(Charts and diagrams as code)
##############################

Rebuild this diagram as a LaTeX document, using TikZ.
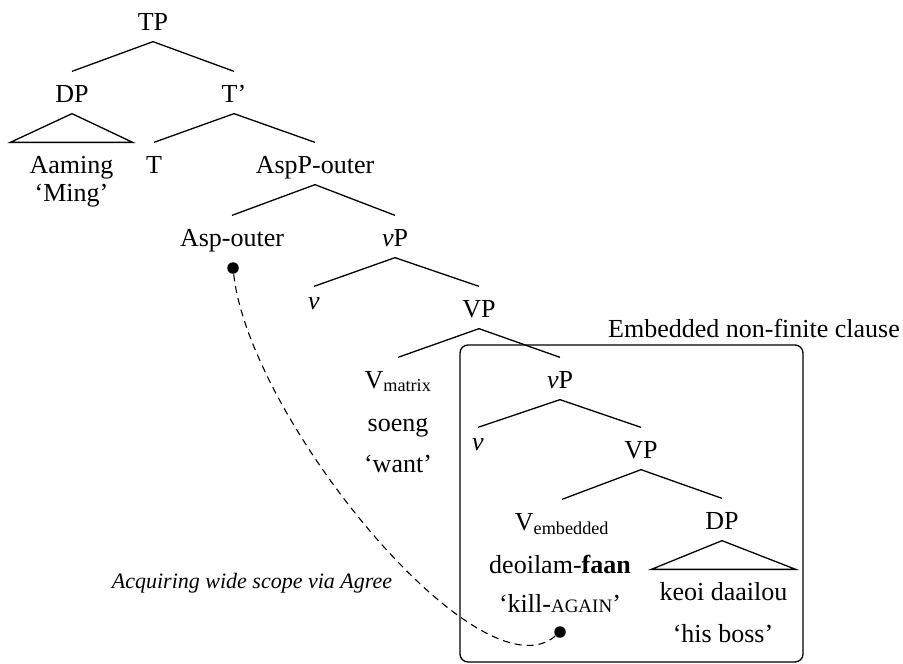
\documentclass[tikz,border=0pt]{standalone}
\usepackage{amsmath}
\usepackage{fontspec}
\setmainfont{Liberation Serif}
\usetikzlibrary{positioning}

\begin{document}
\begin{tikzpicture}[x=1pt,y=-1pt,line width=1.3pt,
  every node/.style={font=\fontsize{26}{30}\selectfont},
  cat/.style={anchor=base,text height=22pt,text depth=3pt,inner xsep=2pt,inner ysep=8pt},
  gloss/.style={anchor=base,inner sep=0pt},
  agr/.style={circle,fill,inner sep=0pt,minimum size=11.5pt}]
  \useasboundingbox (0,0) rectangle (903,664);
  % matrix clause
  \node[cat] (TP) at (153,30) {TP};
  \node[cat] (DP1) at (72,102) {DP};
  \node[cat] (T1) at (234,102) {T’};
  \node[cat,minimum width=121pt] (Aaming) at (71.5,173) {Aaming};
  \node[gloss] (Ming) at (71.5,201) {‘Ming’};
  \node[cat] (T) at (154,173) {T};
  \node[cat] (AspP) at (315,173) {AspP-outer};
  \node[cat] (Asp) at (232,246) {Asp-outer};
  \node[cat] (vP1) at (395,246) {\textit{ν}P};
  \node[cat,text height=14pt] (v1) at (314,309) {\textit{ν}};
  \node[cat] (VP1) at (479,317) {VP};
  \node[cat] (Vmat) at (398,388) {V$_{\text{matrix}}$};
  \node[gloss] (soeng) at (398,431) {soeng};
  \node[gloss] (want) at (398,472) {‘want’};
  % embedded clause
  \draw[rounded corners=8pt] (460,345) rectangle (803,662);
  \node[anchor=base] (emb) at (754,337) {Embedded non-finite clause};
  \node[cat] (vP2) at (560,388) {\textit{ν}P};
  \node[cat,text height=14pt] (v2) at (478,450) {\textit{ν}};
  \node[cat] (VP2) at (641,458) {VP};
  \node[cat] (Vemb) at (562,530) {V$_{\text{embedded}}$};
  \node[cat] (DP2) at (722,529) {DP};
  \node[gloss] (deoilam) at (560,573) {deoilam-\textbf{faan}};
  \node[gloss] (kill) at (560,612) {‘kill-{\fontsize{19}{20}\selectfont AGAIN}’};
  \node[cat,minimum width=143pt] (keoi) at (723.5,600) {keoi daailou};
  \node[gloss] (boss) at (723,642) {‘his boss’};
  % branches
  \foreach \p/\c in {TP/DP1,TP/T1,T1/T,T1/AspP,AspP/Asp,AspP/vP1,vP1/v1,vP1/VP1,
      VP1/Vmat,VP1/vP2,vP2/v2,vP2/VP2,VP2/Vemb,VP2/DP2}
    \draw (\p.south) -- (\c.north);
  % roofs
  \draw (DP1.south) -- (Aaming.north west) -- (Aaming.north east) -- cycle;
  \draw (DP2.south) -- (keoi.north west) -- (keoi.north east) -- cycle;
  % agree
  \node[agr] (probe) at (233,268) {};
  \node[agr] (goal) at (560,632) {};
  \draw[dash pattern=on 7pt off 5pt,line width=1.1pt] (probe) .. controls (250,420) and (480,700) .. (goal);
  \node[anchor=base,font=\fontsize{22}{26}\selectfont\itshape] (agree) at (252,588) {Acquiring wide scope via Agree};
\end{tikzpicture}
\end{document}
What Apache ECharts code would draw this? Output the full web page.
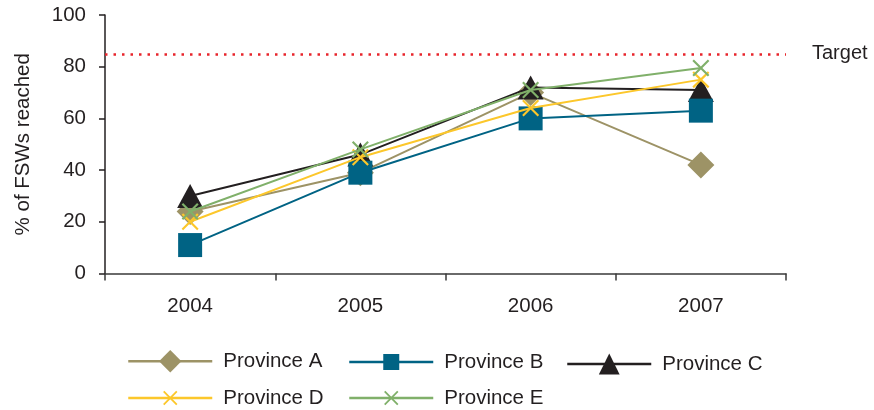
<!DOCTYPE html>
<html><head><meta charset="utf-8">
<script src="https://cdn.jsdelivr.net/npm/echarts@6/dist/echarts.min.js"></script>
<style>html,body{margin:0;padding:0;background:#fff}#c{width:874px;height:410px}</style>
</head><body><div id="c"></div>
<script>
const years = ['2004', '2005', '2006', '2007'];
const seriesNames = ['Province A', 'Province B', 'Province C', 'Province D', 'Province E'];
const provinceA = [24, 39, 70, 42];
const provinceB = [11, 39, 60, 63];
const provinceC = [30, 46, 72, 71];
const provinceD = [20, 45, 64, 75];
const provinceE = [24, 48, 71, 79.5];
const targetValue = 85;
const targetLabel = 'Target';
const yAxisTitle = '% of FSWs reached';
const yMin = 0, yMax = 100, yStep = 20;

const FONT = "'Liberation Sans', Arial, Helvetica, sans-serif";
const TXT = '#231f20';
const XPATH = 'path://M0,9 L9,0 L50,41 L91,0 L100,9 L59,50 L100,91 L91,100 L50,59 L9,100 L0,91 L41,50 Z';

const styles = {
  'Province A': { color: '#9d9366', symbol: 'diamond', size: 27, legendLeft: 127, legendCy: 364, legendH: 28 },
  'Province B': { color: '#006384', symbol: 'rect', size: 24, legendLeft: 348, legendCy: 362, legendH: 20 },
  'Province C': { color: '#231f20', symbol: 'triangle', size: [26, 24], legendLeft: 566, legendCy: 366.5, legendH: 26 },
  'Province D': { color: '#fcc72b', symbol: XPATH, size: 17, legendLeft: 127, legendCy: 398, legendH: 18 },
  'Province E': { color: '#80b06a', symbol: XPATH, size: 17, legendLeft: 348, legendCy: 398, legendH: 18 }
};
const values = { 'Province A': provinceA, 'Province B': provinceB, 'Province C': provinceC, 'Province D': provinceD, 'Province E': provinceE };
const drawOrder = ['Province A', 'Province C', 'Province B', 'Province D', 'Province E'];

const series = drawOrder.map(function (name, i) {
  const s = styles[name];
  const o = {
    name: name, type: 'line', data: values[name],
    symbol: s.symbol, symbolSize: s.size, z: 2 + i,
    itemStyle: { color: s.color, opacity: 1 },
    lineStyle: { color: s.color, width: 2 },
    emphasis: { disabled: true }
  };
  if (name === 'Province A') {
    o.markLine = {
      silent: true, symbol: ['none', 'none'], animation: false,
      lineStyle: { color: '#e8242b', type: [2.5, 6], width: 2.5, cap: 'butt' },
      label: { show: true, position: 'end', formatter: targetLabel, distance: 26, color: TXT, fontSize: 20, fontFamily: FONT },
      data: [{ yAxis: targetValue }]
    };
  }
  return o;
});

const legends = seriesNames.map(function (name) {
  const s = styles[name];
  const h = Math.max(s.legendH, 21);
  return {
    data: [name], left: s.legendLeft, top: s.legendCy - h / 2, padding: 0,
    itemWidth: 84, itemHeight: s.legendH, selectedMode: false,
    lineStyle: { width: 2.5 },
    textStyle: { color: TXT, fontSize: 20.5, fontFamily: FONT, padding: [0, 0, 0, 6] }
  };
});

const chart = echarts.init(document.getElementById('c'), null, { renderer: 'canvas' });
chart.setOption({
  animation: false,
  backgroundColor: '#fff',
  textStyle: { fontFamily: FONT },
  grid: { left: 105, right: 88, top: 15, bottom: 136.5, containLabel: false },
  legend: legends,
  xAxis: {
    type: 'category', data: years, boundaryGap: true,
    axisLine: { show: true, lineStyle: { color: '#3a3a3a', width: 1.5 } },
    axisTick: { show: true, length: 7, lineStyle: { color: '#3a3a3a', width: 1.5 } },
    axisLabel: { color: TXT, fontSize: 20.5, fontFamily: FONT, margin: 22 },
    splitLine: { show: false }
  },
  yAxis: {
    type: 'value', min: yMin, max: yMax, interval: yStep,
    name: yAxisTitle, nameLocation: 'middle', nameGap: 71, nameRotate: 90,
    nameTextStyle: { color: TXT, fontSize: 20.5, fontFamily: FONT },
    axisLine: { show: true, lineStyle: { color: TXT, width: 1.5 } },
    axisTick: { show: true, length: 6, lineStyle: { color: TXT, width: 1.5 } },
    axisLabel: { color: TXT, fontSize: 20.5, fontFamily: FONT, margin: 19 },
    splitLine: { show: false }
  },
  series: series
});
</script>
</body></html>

##############################

• TASK DESCRIPTION
Above are records with pictures; repeat the records exactly and leave the pictures out.

• RESULT OF THE EXERCISE
Rebuild this diagram as a LaTeX document, using TikZ.
\documentclass[tikz,border=0pt]{standalone}
\usepackage{amsmath}
\usepackage{fontspec}
\setmainfont{Liberation Serif}
\usetikzlibrary{positioning}

\begin{document}
\begin{tikzpicture}[x=1pt,y=-1pt,line width=1.3pt,
  every node/.style={font=\fontsize{26}{30}\selectfont},
  cat/.style={anchor=base,text height=22pt,text depth=3pt,inner xsep=2pt,inner ysep=8pt},
  gloss/.style={anchor=base,inner sep=0pt},
  agr/.style={circle,fill,inner sep=0pt,minimum size=11.5pt}]
  \useasboundingbox (0,0) rectangle (903,664);
  % matrix clause
  \node[cat] (TP) at (153,30) {TP};
  \node[cat] (DP1) at (72,102) {DP};
  \node[cat] (T1) at (234,102) {T’};
  \node[cat,minimum width=121pt] (Aaming) at (71.5,173) {Aaming};
  \node[gloss] (Ming) at (71.5,201) {‘Ming’};
  \node[cat] (T) at (154,173) {T};
  \node[cat] (AspP) at (315,173) {AspP-outer};
  \node[cat] (Asp) at (232,246) {Asp-outer};
  \node[cat] (vP1) at (395,246) {\textit{ν}P};
  \node[cat,text height=14pt] (v1) at (314,309) {\textit{ν}};
  \node[cat] (VP1) at (479,317) {VP};
  \node[cat] (Vmat) at (398,388) {V$_{\text{matrix}}$};
  \node[gloss] (soeng) at (398,431) {soeng};
  \node[gloss] (want) at (398,472) {‘want’};
  % embedded clause
  \draw[rounded corners=8pt] (460,345) rectangle (803,662);
  \node[anchor=base] (emb) at (754,337) {Embedded non-finite clause};
  \node[cat] (vP2) at (560,388) {\textit{ν}P};
  \node[cat,text height=14pt] (v2) at (478,450) {\textit{ν}};
  \node[cat] (VP2) at (641,458) {VP};
  \node[cat] (Vemb) at (562,530) {V$_{\text{embedded}}$};
  \node[cat] (DP2) at (722,529) {DP};
  \node[gloss] (deoilam) at (560,573) {deoilam-\textbf{faan}};
  \node[gloss] (kill) at (560,612) {‘kill-{\fontsize{19}{20}\selectfont AGAIN}’};
  \node[cat,minimum width=143pt] (keoi) at (723.5,600) {keoi daailou};
  \node[gloss] (boss) at (723,642) {‘his boss’};
  % branches
  \foreach \p/\c in {TP/DP1,TP/T1,T1/T,T1/AspP,AspP/Asp,AspP/vP1,vP1/v1,vP1/VP1,
      VP1/Vmat,VP1/vP2,vP2/v2,vP2/VP2,VP2/Vemb,VP2/DP2}
    \draw (\p.south) -- (\c.north);
  % roofs
  \draw (DP1.south) -- (Aaming.north west) -- (Aaming.north east) -- cycle;
  \draw (DP2.south) -- (keoi.north west) -- (keoi.north east) -- cycle;
  % agree
  \node[agr] (probe) at (233,268) {};
  \node[agr] (goal) at (560,632) {};
  \draw[dash pattern=on 7pt off 5pt,line width=1.1pt] (probe) .. controls (250,420) and (480,700) .. (goal);
  \node[anchor=base,font=\fontsize{22}{26}\selectfont\itshape] (agree) at (252,588) {Acquiring wide scope via Agree};
\end{tikzpicture}
\end{document}
What Apache ECharts code would draw this? Output the full web page.
<!DOCTYPE html>
<html><head><meta charset="utf-8">
<script src="https://cdn.jsdelivr.net/npm/echarts@6/dist/echarts.min.js"></script>
<style>html,body{margin:0;padding:0;background:#fff}#c{width:874px;height:410px}</style>
</head><body><div id="c"></div>
<script>
const years = ['2004', '2005', '2006', '2007'];
const seriesNames = ['Province A', 'Province B', 'Province C', 'Province D', 'Province E'];
const provinceA = [24, 39, 70, 42];
const provinceB = [11, 39, 60, 63];
const provinceC = [30, 46, 72, 71];
const provinceD = [20, 45, 64, 75];
const provinceE = [24, 48, 71, 79.5];
const targetValue = 85;
const targetLabel = 'Target';
const yAxisTitle = '% of FSWs reached';
const yMin = 0, yMax = 100, yStep = 20;

const FONT = "'Liberation Sans', Arial, Helvetica, sans-serif";
const TXT = '#231f20';
const XPATH = 'path://M0,9 L9,0 L50,41 L91,0 L100,9 L59,50 L100,91 L91,100 L50,59 L9,100 L0,91 L41,50 Z';

const styles = {
  'Province A': { color: '#9d9366', symbol: 'diamond', size: 27, legendLeft: 127, legendCy: 364, legendH: 28 },
  'Province B': { color: '#006384', symbol: 'rect', size: 24, legendLeft: 348, legendCy: 362, legendH: 20 },
  'Province C': { color: '#231f20', symbol: 'triangle', size: [26, 24], legendLeft: 566, legendCy: 366.5, legendH: 26 },
  'Province D': { color: '#fcc72b', symbol: XPATH, size: 17, legendLeft: 127, legendCy: 398, legendH: 18 },
  'Province E': { color: '#80b06a', symbol: XPATH, size: 17, legendLeft: 348, legendCy: 398, legendH: 18 }
};
const values = { 'Province A': provinceA, 'Province B': provinceB, 'Province C': provinceC, 'Province D': provinceD, 'Province E': provinceE };
const drawOrder = ['Province A', 'Province C', 'Province B', 'Province D', 'Province E'];

const series = drawOrder.map(function (name, i) {
  const s = styles[name];
  const o = {
    name: name, type: 'line', data: values[name],
    symbol: s.symbol, symbolSize: s.size, z: 2 + i,
    itemStyle: { color: s.color, opacity: 1 },
    lineStyle: { color: s.color, width: 2 },
    emphasis: { disabled: true }
  };
  if (name === 'Province A') {
    o.markLine = {
      silent: true, symbol: ['none', 'none'], animation: false,
      lineStyle: { color: '#e8242b', type: [2.5, 6], width: 2.5, cap: 'butt' },
      label: { show: true, position: 'end', formatter: targetLabel, distance: 26, color: TXT, fontSize: 20, fontFamily: FONT },
      data: [{ yAxis: targetValue }]
    };
  }
  return o;
});

const legends = seriesNames.map(function (name) {
  const s = styles[name];
  const h = Math.max(s.legendH, 21);
  return {
    data: [name], left: s.legendLeft, top: s.legendCy - h / 2, padding: 0,
    itemWidth: 84, itemHeight: s.legendH, selectedMode: false,
    lineStyle: { width: 2.5 },
    textStyle: { color: TXT, fontSize: 20.5, fontFamily: FONT, padding: [0, 0, 0, 6] }
  };
});

const chart = echarts.init(document.getElementById('c'), null, { renderer: 'canvas' });
chart.setOption({
  animation: false,
  backgroundColor: '#fff',
  textStyle: { fontFamily: FONT },
  grid: { left: 105, right: 88, top: 15, bottom: 136.5, containLabel: false },
  legend: legends,
  xAxis: {
    type: 'category', data: years, boundaryGap: true,
    axisLine: { show: true, lineStyle: { color: '#3a3a3a', width: 1.5 } },
    axisTick: { show: true, length: 7, lineStyle: { color: '#3a3a3a', width: 1.5 } },
    axisLabel: { color: TXT, fontSize: 20.5, fontFamily: FONT, margin: 22 },
    splitLine: { show: false }
  },
  yAxis: {
    type: 'value', min: yMin, max: yMax, interval: yStep,
    name: yAxisTitle, nameLocation: 'middle', nameGap: 71, nameRotate: 90,
    nameTextStyle: { color: TXT, fontSize: 20.5, fontFamily: FONT },
    axisLine: { show: true, lineStyle: { color: TXT, width: 1.5 } },
    axisTick: { show: true, length: 6, lineStyle: { color: TXT, width: 1.5 } },
    axisLabel: { color: TXT, fontSize: 20.5, fontFamily: FONT, margin: 19 },
    splitLine: { show: false }
  },
  series: series
});
</script>
</body></html>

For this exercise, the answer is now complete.